Yesterday just started out a disaster. First off I missed the memo that we were to be leaving at 7:30 for our site than our usually 8 am call time. So I woke up at 7:20 and began to get ready when one of the girls on my team ran in and told me that they were leaving right now. I literally was in the middle of putting mascara on and was in disbelief and could only respond with are you kidding???? So I quickly ran out with my hair not done, one eye with mascara, no watch and soon came to realize that I had forgot the essential thing when working at a service site...DEODORANT! Now for me being caught off guard is not one of the thing I enjoy to much and the mornings is whole other situation. So originally we were to go out and do home visits that morning and I came to find that we needed to split into two groups. One would be at the preschool and the other home visits and we would switch on Friday. Well I ended up being in the group that was at the preschool. So again I had to hold my head up high and not get frustrated. Keep in mind at this point I was just not feeling the whole day. The thing that got me through that day was that it was a cool and that we did not have the blazing hot sun. I got separated from my group of two other girls and got put with the smaller kids of the preschool. All by myself I was to watch and instruct 12 two year olds. Whew...it was so scary. The lady that was suppose to help me ended up not so I was in charge of all these screaming out of control kids. My patience was for sure tested. Through it though I was able to just pray to God to get me through the day. Finally I had gotten to lunch and was able to unwind. We then went to the drop in center where the ladies who cook for us ended up being very blunt to me in a joke. For them it is culturally ok to say certain things when talking to people but what had been said just had hurt my feelings. I hate crying in public so I had to hold it in, the only thing was sucked was that I could go no where to be by myself. I ended up going out and playing some games with the older children to make the time pass. When I got back from that day I just collapsed and let it all out. I reminded myself that it is always a needed thing to have a good cry once in awhile. haha I was really happy to have people surrounding me through that rough day and being great encouragers. I thank God for that. 

After that I went for a good 3 mile run. It always amazes me that when your angry and frustrated you can run so fast! We had improved our time by 10 minutes. To get my mind off the day I went and saw The King's Speech. Which I thought was brilliant and inspirational. The movie was beautiful and I enjoyed it. I now know why it won best picture. 

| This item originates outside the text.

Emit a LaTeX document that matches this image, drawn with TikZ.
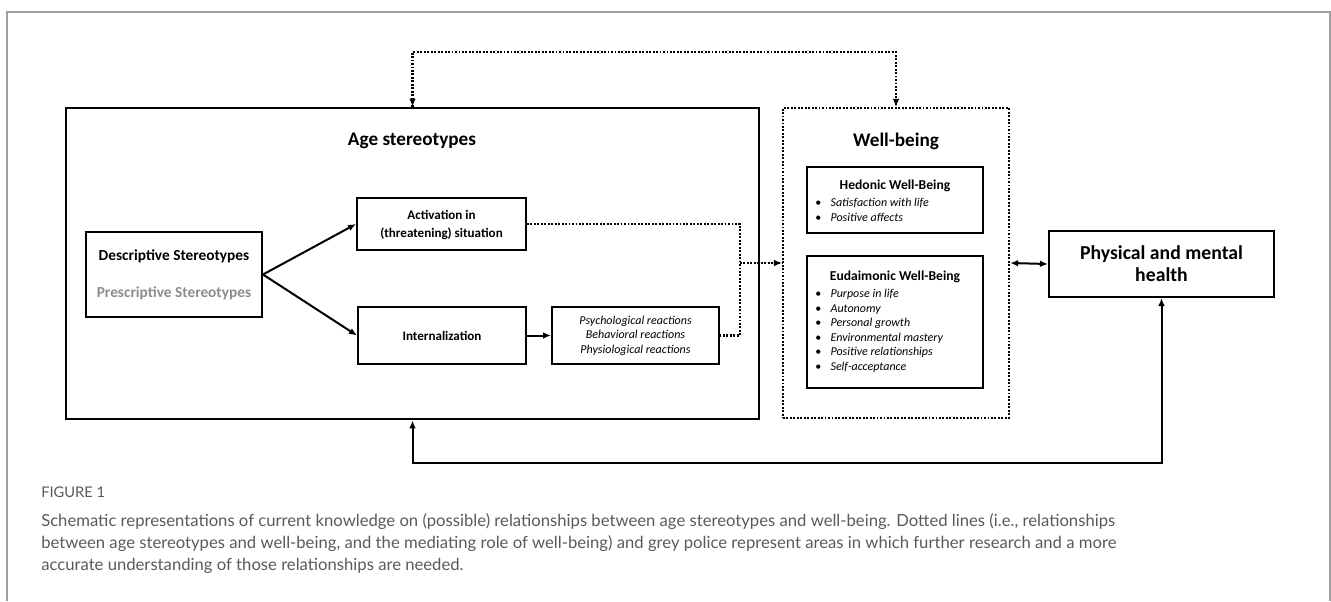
\documentclass[tikz,border=0pt]{standalone}
\usepackage{fontspec}
\setmainfont{Carlito}
\newfontfamily\capfont{Lato}
\usetikzlibrary{arrows.meta,fit}
\definecolor{framegrey}{HTML}{A0A0A0}
\definecolor{presgrey}{HTML}{8C8C8C}
\definecolor{capgrey}{HTML}{5A5A5A}
\begin{document}
\begin{tikzpicture}[x=0.75pt,y=-0.75pt,
  bx/.style={draw, line width=1.5pt, inner sep=0pt},
  bigbx/.style={draw, line width=2.2pt, inner sep=0pt},
  dotbx/.style={draw, line width=1.7pt, dash pattern=on 1.4pt off 1.2pt, inner sep=0pt},
  arr/.style={line width=1.5pt, -{Latex[length=6pt,width=5pt]}},
  darr/.style={line width=1.5pt, {Latex[length=6pt,width=5pt]}-{Latex[length=6pt,width=5pt]}},
  dotln/.style={line width=1.7pt, dash pattern=on 1.4pt off 1.2pt},
  title/.style={font=\fontsize{14.4}{17}\selectfont\bfseries},
  btxt/.style={font=\fontsize{9.8}{12}\selectfont\bfseries, align=center},
  itxt/.style={font=\fontsize{9}{11}\selectfont\itshape, align=center},
  subtitle/.style={font=\fontsize{10.2}{12}\selectfont\bfseries},
  blist/.style={font=\fontsize{9}{10.9}\selectfont, align=left, inner sep=0pt, anchor=north west},
  capline/.style={font=\capfont\fontsize{12.5}{15}\selectfont, text=capgrey, anchor=base west, inner sep=0pt}
]
\useasboundingbox (0,0) rectangle (1331,601);
% outer frame
\draw[framegrey, line width=1.2pt] (7,601) -- (7,12) -- (1330,12) -- (1330,601);

% main boxes
\node[bigbx, fit={(66,108) (759,419)}] (age) {};
\node[dotbx, fit={(783,108) (1009,418)}] (wb) {};
\node[title] (agetitle) at (412,141) {Age stereotypes};
\node[title] (wbtitle) at (896,141) {Well-being};

% stereotypes box
\node[bx, fit={(86,232) (262,317)}] (desc) {};
\node[font=\fontsize{11.5}{14}\selectfont\bfseries] (desct) at (174,256) {Descriptive Stereotypes};
\node[font=\fontsize{11.5}{14}\selectfont\bfseries, text=presgrey] (prest) at (174,293) {Prescriptive Stereotypes};

\node[bx, fit={(357,198) (526,250)}] (act) {};
\node[btxt, font=\fontsize{9.8}{14}\selectfont\bfseries] (actt) at (441.5,225) {Activation in\\(threatening) situation};
\node[bx, fit={(358,307) (526,364)}] (intl) {};
\node[btxt] (intlt) at (442,335.5) {Internalization};
\node[bx, fit={(552,307) (719,364)}] (react) {};
\node[itxt, font=\fontsize{9}{10.9}\selectfont\itshape] (reactt) at (635.5,335.5) {Psychological reactions\\Behavioral reactions\\Physiological reactions};

% well-being boxes
\node[bx, fit={(807,167) (983,233)}] (hed) {};
\node[subtitle] (hedt) at (895,186) {Hedonic Well-Being};
\node[blist] (hedl) at (815,198) {\textbullet\hspace{7pt}\textit{Satisfaction with life}\\\textbullet\hspace{7pt}\textit{Positive affects}};
\node[bx, fit={(807,256) (983,388)}] (eud) {};
\node[subtitle] (eudt) at (895,277) {Eudaimonic Well-Being};
\node[blist] (eudl) at (815,289) {\textbullet\hspace{7pt}\textit{Purpose in life}\\\textbullet\hspace{7pt}\textit{Autonomy}\\\textbullet\hspace{7pt}\textit{Personal growth}\\\textbullet\hspace{7pt}\textit{Environmental mastery}\\\textbullet\hspace{7pt}\textit{Positive relationships}\\\textbullet\hspace{7pt}\textit{Self-acceptance}};

% health box
\node[bx, fit={(1049,231) (1274,297)}] (phys) {};
\node[font=\fontsize{14.8}{16.5}\selectfont\bfseries, align=center] (physt) at (1161.5,264) {Physical and mental\\health};

% connectors
\draw[arr] (desc.east) -- (act.west);
\draw[arr] (desc.east) -- (intl.west);
\draw[arr] (intl.east) -- (react.west);

\coordinate (junc) at (740,263);
\draw[dotln] (act.east) -- (act.east -| junc) -- (react.east -| junc) -- (react.east);
\draw[dotln] (junc) -- (wb.west);
\draw[line width=1pt, -{Latex[length=6pt,width=5pt]}] ([xshift=-6pt]wb.west) -- (wb.west);

\coordinate (topc) at (650,52);
\draw[dotln] (age.north) |- (topc) -| (wb.north);
\draw[line width=1pt, -{Latex[length=6pt,width=5pt]}] ([yshift=6pt]age.north) -- (age.north);
\draw[line width=1pt, -{Latex[length=6pt,width=5pt]}] ([yshift=6pt]wb.north) -- (wb.north);

\draw[darr] (wb.east) -- (phys.west);

\coordinate (botc) at (800,463);
\draw[darr] (phys.south) |- (botc) -| (age.south);

% caption
\node[font=\capfont\fontsize{11}{13}\selectfont, text=capgrey, anchor=base west, inner sep=0pt] (fig) at (41,497) {FIGURE 1};
\node[capline] (cap1) at (41,526) {Schematic representations of current knowledge on (possible) relationships between age stereotypes and well-being. Dotted lines (i.e., relationships};
\node[capline] (cap2) at (41,548) {between age stereotypes and well-being, and the mediating role of well-being) and grey police represent areas in which further research and a more};
\node[capline] (cap3) at (41,570) {accurate understanding of those relationships are needed.};
\end{tikzpicture}
\end{document}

So today I woke up a little weary about how the day would go. I promised to myself and God that I would give RivLife one more day. One more day to see if it could improve otherwise I would consider switching to another service site. I had been in a sad mood in the morning but was snapped out of it because our teacher for community engagement decided to join us all day. I told myself I can't be sad or he will know! I was some what encouraged when they told us that we would be going out to support groups all day. FINALLY the time had come. Needless to say today ended up being a great day and I will continue to stay there. What we did today was go out into the community to a lady's home where a group of gogos (Grandmas) meet once a week. They started the support group because many of them were sitting at home having nothing to do and lonely. So they come together and make crafts that they sell for income and also run a soup kitchen for the children who don't have food to eat during the days. At first it was sort of awkward we were all sitting outside this person house and not saying much. We introduced ourselves and asked questions but still it was pretty quiet. They have a garden out back and so we got to go back and take this intense gardening tool and cut down all the corn husks. It was so much fun. You got to get all your aggression out. After that me and another girl on my team were given the opportunity to make about 100 sandwiches for the soup kitchen. I love doing the simple things. For me doing things for people helps me feel like I am making a difference. After that I got to have my first traditional Zulu meal. I believe it is called Samp (?) and beans. Pretty much is mushed up corn and beans put together. It was actually really good. We also passed a jug of this cornmeal drink around and I was brave enough to try it. My germ freak side came out only imagining how many were being spread around. So I braved it and drank it. While that was going on a fairly new AIDS support group was meeting. We were not allowed to join in today because our teacher needed to assure them about a few things. Some of them were nervous about us joining in and hearing their stories. But my teacher Francis assured them that we would respect the things they needed to say. So next week we will be apart of it. I loved the gogos because they just love being around us. I cannot wait for next week for them to show us how to make all of the cool crafts. 

After that we went back to the drop in center where new cooking ladies came in today. I was able to have conversations with a lot of the workers and ask lots of questions. I even learned how to make Zulu bread. Which I cannot wait to try out when I come home. The day was full of hope and encouragement. I am excited for the weeks to come and to be more connected with the people of RivLife. Tomorrow we will be going to another AIDS support group. I have no clue what to expect but I am ready for anything. I continue to pray that God opens my eyes up to what I need to see and focus on. I pray that the days to come are filled with laughter and positivity. I know that he has me there for a reason and I need to be willing to follow what he has laid our for me. 

Good Night from South Africa

P.S. were halfway through the semester! Cannot even believe it!